Is it true that quid pro quos are often used in foreign policy?
It was a leading question that seemed designed to elicit the response of basically quid pro
quos are totally normal, especially when dealing with other countries.
And that's part of the argument Trump's legal team has made all along.
Chief Justice, thank you very much for your question.
And because the question was directed to the defense,
Alan Dershowitz, one of the president's lawyers,
walked up to the microphone to answer it.
The only thing that would make a quid pro quo unlawful
is if the quo were in some way illegal. Now,
we talked about motive. There are three possible motives that a political figure can have. One,
a motive in the public interest. The second is in his own political interest. And the third would
be in his own financial interest. I want to focus on the
second one for just one moment. Every public official that I know believes that his election
is in the public interest. And mostly you're right. Your election is in the public interest.
And if a president does something which he believes will help him get elected in the public interest, that cannot be the kind of quid pro quo that results in impeachment.
So what Dershowitz is arguing here goes pretty far beyond making the case that presidents use quid pro quos in dealing with foreign policy all the time.
making the case that presidents use quid pro quos in dealing with foreign policy all the time.
Dershowitz is saying that even if a president is doing something not for policy reasons,
but for his own political benefit to get reelected, there's nothing wrong with that.
Because a president believes that his own reelection is in the national interest.
And so a quid pro quo for something that's in the national interest is not an impeachable offense. We may argue that it's not in the national interest for a particular
president to get reelected or for a particular senator or member of Congress. And maybe you were
right. It's not in the national interest for everybody who's running to be elected.
But for it to be impeachable, you would have to discern that he or she made a decision solely on the basis of, as the House managers put it, corrupt motives.
And it cannot be a corrupt motive if you have a mixed motive that partially involves the national interest, partially involves electoral.
interest partially involves electoral. It would be a much harder case if a hypothetical president of the United States said to a hypothetical leader of a foreign country, unless you build a hotel
with my name on it, and unless you give me a million dollar kickback, I will withhold the
funds. That's an easy case. That's purely corrupt and in the purely private interest. But a complex middle case is,
I want to be elected. I think I'm a great president. I think I'm the greatest president
there ever was. And if I'm not elected, the national interest will suffer greatly.
That cannot be an impeachable offense. Thank you, Mr. Chief Justice.
So I'm at my desk listening to this, and I was just really taken aback. This is a much more expansive version of the defense than we've heard before.

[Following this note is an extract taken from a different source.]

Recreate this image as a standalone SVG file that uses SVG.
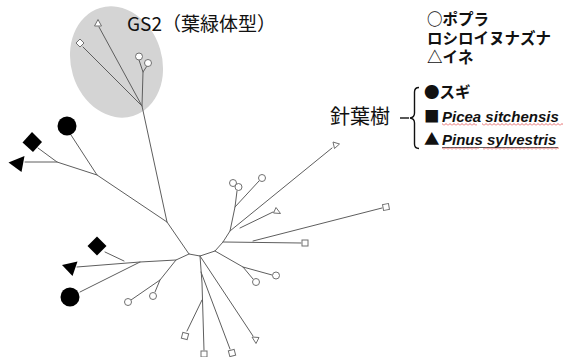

But then I realized this feels like the next step in what has been an evolving set of arguments over the last several months from the president's defenders.
When reports of Trump's call with Zelensky, the president of Ukraine, first broke, the initial defense by the president's team was
there was nothing inappropriate about the phone call. A perfect call, as President Trump kept
saying. Then, as we heard more evidence suggesting the call was maybe inappropriate, the defense
changed to saying, well, there had been no quid pro quo. Then, when we started to hear that maybe
there was a quid pro quo, the defense became that
that quid pro quo could be explained away, that it was for foreign policy purposes. He was concerned
about corruption. He was concerned about burden sharing with other countries. And then finally,
this week, when we reported that John Bolton's book would provide a firsthand account that the
quid pro quo was explicitly about getting information about Trump's political
rivals, we got Dershowitz's statement today. So the big question is how this extremely broad
theory of presidential power will be understood by the more moderate Republican senators
that Republicans have been trying to appease this whole time.
For senators like Susan Collins and Lisa Murkowski,
they're grappling with whether there's a rationale
for voting against witnesses and quickly acquitting the president.
And to do that, Trump's defense team has given them
this whole giant array of justifications to choose from.
And with this new extreme idea,
Dershowitz is offering a legal theory that is so broad that it essentially relieves them of the need to hear any additional evidence.
If the underlying accusation, President Trump withheld foreign aid for his own political gain, is totally fine and not impeachable, why bother hearing from witnesses or subpoenaing documents that would prove he did that?
So that's the latest.
Tomorrow, we have eight more hours of questions from senators.